National Jazz Awards Finalists – Q&A with Andrew Butler

Andy Butler sitting at piano - black and white

Each year since 2005, in the month leading up to the jazz festival in Wangaratta, Miriam Zolin interviews the finalists in the National Jazz Awards.  The awards are decided at Wangaratta in a series of heats culminating in a finals performance on the Sunday of the festival. Wangaratta Jazz Festival in 2013 runs from Friday 1 to Monday 4 November. Find out more on their website wangarattajazz.com

This year the awards feature keyboard players and the ten finalists are: Hugh Barrett | Matthew Sheens | Matthew Boden | Steve Barry | Tal Cohen | Andrew Butler | Dave Spicer | Daniel Gassin | Joseph O’Connor | James Bowers

Andrew Butler

Andy Butler sitting at piano - black and white
Andy Butler | image by Brian Stewart of Cyberhalides Jazz

I started playing jazz during my last year of high school.  I’d discovered improvisation about a year earlier and decided that I’d like to take it a little more seriously, so I began to take jazz piano lessons.  I don’t recall a particular moment when I decided that I would pursue a career as a musician, but I was getting more and more into music during my last few years at school and before I started to take jazz lessons I’d decided that I wanted to forge some kind of music-based career.

Which musicians (jazz or otherwise) have been your greatest influences? What about them stood or stands out for you?

Early on I was really into Brad Mehldau and Kurt Rosenwinkel.  Rosenwinkel for his tone and compositional sense and Mehldau for his standard playing, which I always found fresh, exploratory and exciting.  I never checked either artist out on a technical level, but I did listen prolifically.  I’m sure something crept in.  When I got into bebop I checked out some Bud Powell.  I don’t know what it was about Bud that drew me to his music… I just loved the records I suppose.  My free playing bears a strong Morton Feldman influence.  Whilst I don’t know Feldman’s body of work particularly well,  I did spend a fair amount of time with a few of the piano pieces.  I love the quiet, minimal nature of that music, and also the harmony.  Over the last year I have listened to a lot of Thomas Adès.  I have a pile of scores waiting to be looked at after the festival has wound up!

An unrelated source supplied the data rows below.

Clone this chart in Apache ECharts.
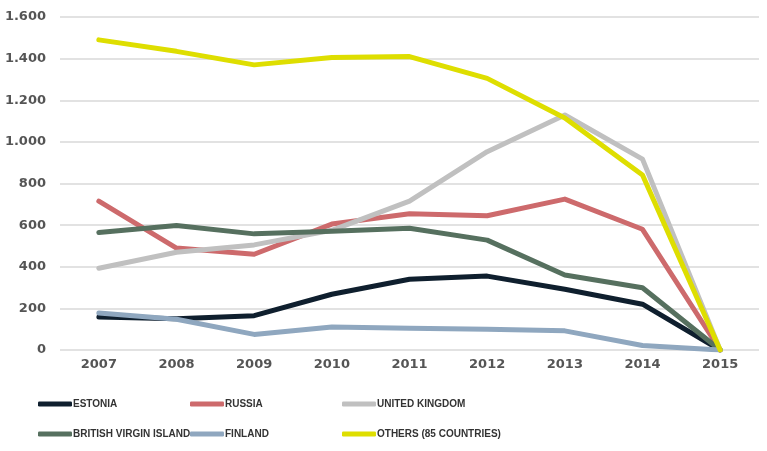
<!DOCTYPE html>
<html>
<head>
<meta charset="utf-8">
<script src="https://cdn.jsdelivr.net/npm/echarts@6/dist/echarts.min.js"></script>
<style>
html, body { margin: 0; padding: 0; background: #fff; }
#main { width: 767px; height: 451px; }
</style>
</head>
<body>
<div id="main"></div>
<script>
var years = ['2007', '2008', '2009', '2010', '2011', '2012', '2013', '2014', '2015'];
var estonia = [158, 150, 165, 268, 340, 355, 292, 220, 0];
var russia = [715, 490, 460, 605, 655, 645, 725, 580, 0];
var unitedKingdom = [393, 470, 505, 575, 715, 953, 1129, 917, 0];
var britishVirgin = [565, 598, 558, 570, 585, 528, 360, 299, 0];
var finland = [178, 148, 75, 110, 105, 100, 92, 22, 0];
var others = [1490, 1435, 1370, 1405, 1410, 1305, 1115, 841, 0];
var yTicks = [0, 200, 400, 600, 800, 1000, 1200, 1400, 1600];

var myChart = echarts.init(document.getElementById('main'));

function fmt(v) {
    // dot as thousands separator
    return String(v).replace(/\B(?=(\d{3})+(?!\d))/g, '.');
}

function line(name, data, color) {
    return {
        name: name,
        type: 'line',
        data: data,
        symbol: 'none',
        lineStyle: { width: 5, color: color, cap: 'round', join: 'round' },
        itemStyle: { color: color }
    };
}

var legendText = {
    color: '#333',
    fontSize: 10,
    fontWeight: 'bold',
    fontFamily: 'Liberation Sans',
    padding: [0, 0, 0, -4]
};
var legendBase = {
    orient: 'vertical',
    top: 399,
    itemGap: 20,
    itemWidth: 34,
    itemHeight: 5,
    icon: 'roundRect',
    textStyle: legendText,
    padding: 0
};

var option = {
    animation: false,
    grid: { left: 60, right: 8, top: 17, bottom: 101 },
    legend: [
        Object.assign({}, legendBase, { left: 38, data: ['ESTONIA', 'BRITISH VIRGIN ISLAND'] }),
        Object.assign({}, legendBase, { left: 190, data: ['RUSSIA', 'FINLAND'] }),
        Object.assign({}, legendBase, { left: 342, data: ['UNITED KINGDOM', 'OTHERS (85 COUNTRIES)'] })
    ],
    xAxis: {
        type: 'category',
        data: years,
        boundaryGap: true,
        axisLine: { show: false },
        axisTick: { show: false },
        axisLabel: {
            color: '#555',
            fontSize: 13,
            fontWeight: 'bold',
            fontFamily: 'DejaVu Sans',
            margin: 8
        }
    },
    yAxis: {
        type: 'value',
        min: 0,
        max: 1600,
        interval: 200,
        axisLine: { show: false },
        axisTick: { show: false },
        splitLine: { lineStyle: { color: '#d9d9d9', width: 1.5 } },
        axisLabel: {
            color: '#555',
            fontSize: 13,
            fontWeight: 'bold',
            fontFamily: 'DejaVu Sans',
            margin: 14,
            formatter: function (v) { return yTicks.indexOf(v) >= 0 ? fmt(v) : ''; }
        }
    },
    series: [
        line('ESTONIA', estonia, '#0f1f2e'),
        line('RUSSIA', russia, '#cd6a6c'),
        line('UNITED KINGDOM', unitedKingdom, '#c0c0c0'),
        line('BRITISH VIRGIN ISLAND', britishVirgin, '#56705f'),
        line('FINLAND', finland, '#8fa7bf'),
        line('OTHERS (85 COUNTRIES)', others, '#dede00')
    ]
};
myChart.setOption(option);
</script>
</body>
</html>
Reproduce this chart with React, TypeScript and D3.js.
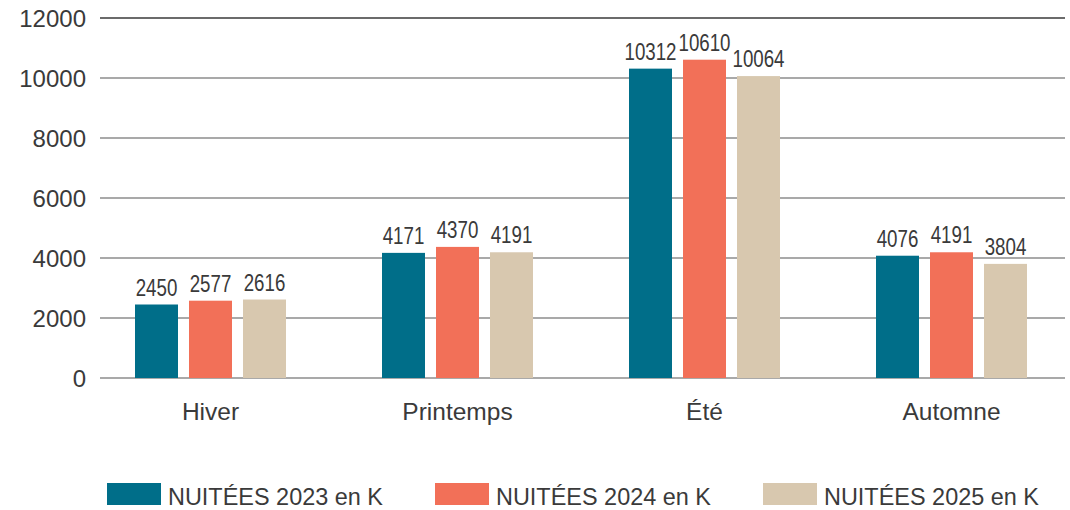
import React from 'react';
import * as d3 from 'd3';

const seasons = ['Hiver', 'Printemps', 'Été', 'Automne'];
const seriesNames = ['NUITÉES 2023 en K', 'NUITÉES 2024 en K', 'NUITÉES 2025 en K'];
const nuitees2023 = [2450, 4171, 10312, 4076];
const nuitees2024 = [2577, 4370, 10610, 4191];
const nuitees2025 = [2616, 4191, 10064, 3804];
const yTicks = [0, 2000, 4000, 6000, 8000, 10000, 12000];
const colors = ['#006E89', '#F27058', '#D8C8AF'];

const W = 1070;
const H = 510;

const App: React.FC = () => {
  const series = [nuitees2023, nuitees2024, nuitees2025];

  // plot geometry
  const x = d3.scaleBand<string>().domain(seasons).range([87, 1075]).paddingInner(0).paddingOuter(0);
  const y = d3.scaleLinear().domain([0, 12000]).range([378, 18]);
  const barW = 43;
  const barStep = 54;

  const font = '"Liberation Sans", Arial, sans-serif';
  const ink = '#3a3a3a';

  return (
    <div style={{ position: 'absolute', left: 0, top: 0 }}>
      <svg width={W} height={H} style={{ display: 'block', background: '#fff' }}>
        {/* grid */}
        {yTicks.map(t => (
          <g key={t}>
            <line
              x1={100}
              x2={1065}
              y1={y(t)}
              y2={y(t)}
              stroke={t === 12000 ? '#3a3a3a' : '#8c8c8c'}
              strokeWidth={1.5}
            />
            <text
              x={86}
              y={y(t)}
              dy="0.36em"
              textAnchor="end"
              fontFamily={font}
              fontSize={24}
              fill={ink}
            >
              {t}
            </text>
          </g>
        ))}

        {/* bars */}
        {seasons.map((s, i) => {
          const cx = (x(s) as number) + x.bandwidth() / 2;
          return (
            <g key={s}>
              {series.map((vals, k) => {
                const bx = cx + (k - 1) * barStep - barW / 2;
                const v = vals[i];
                const lx = bx + barW / 2;
                const ly = y(v) - 9;
                return (
                  <g key={k}>
                    <rect x={bx} y={y(v)} width={barW} height={y(0) - y(v)} fill={colors[k]} />
                    <text
                      transform={`translate(${lx},${ly}) scale(0.78,1)`}
                      textAnchor="middle"
                      fontFamily={font}
                      fontSize={24}
                      fill={ink}
                    >
                      {v}
                    </text>
                  </g>
                );
              })}
              <text
                x={cx}
                y={420}
                textAnchor="middle"
                fontFamily={font}
                fontSize={24.5}
                fill={ink}
              >
                {s}
              </text>
            </g>
          );
        })}

        {/* legend */}
        {seriesNames.map((name, k) => {
          const lx = 107 + k * 328;
          return (
            <g key={name}>
              <rect x={lx} y={483} width={54} height={22} fill={colors[k]} />
              <text
                x={lx + 61}
                y={505}
                fontFamily={font}
                fontSize={24}
                fill={ink}
                textLength={215}
                lengthAdjust="spacingAndGlyphs"
              >
                {name}
              </text>
            </g>
          );
        })}
      </svg>
    </div>
  );
};

export default App;
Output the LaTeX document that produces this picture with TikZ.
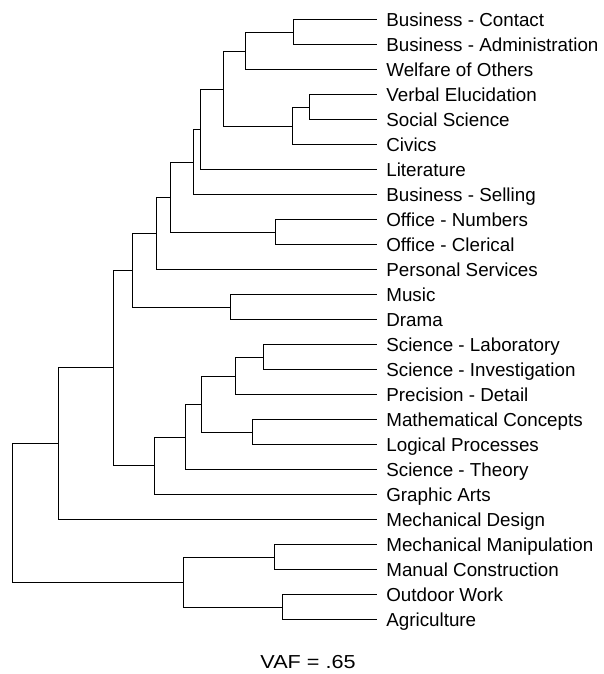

All the musicians who I’ve hung out and studied with in Berlin and Australia have been perhaps my most important influences.  I’ll make special mention (in no particular order) to Matt Thompson, Steve Newcomb, Miroslav Bukovsky, Ben Foster, Andreas Schmidt, Christian Windfeld and Jon Heilbron.  There are many others, but the list would be longer than this entire article if I included them all!

When composing or arranging, where do you get your inspiration?

Nowhere specifically.  Generally an idea just comes to me, or I sit down and play until I stumble across something I like, which I then form into a tune.

What’s your favourite place to play or practise?

I moved to Melbourne this month and have been getting a lot of good practice done in my new home, so I suppose that would be it.  The room itself is nothing special, but that doesn’t seem to be affecting me at all.  I’ve had tremendous difficulties with practice over the last year, dealing with noise complaints in apartments and practice studios whilst living in Berlin.  It really felt as though my piano practice had become cursed, and that I’d never be able to get through an hour without being interrupted by an angry neighbour.  So after that experience anywhere that allows me to practise in peace seems like a dream come true!  I like performing anywhere with an attentive audience.  For me, playing to a listening audience brings out far better music than anything I can achieve in the practice room.

What are you most looking forward to at Wangaratta?

I’m looking forward to hearing some great gigs (particularly some great Australian bands), to meeting other musicians, and to hanging out and listening to the other pianists in the jazz awards.

What are you listening to now?

Thomas Adès, Grimes, Geri Allen, Glenn Gould, Bill Evans, Benoit Delbecq, Jaki Byard, Christian Wallumrod, François Couperin harpsichord pieces and Lennie Tristano.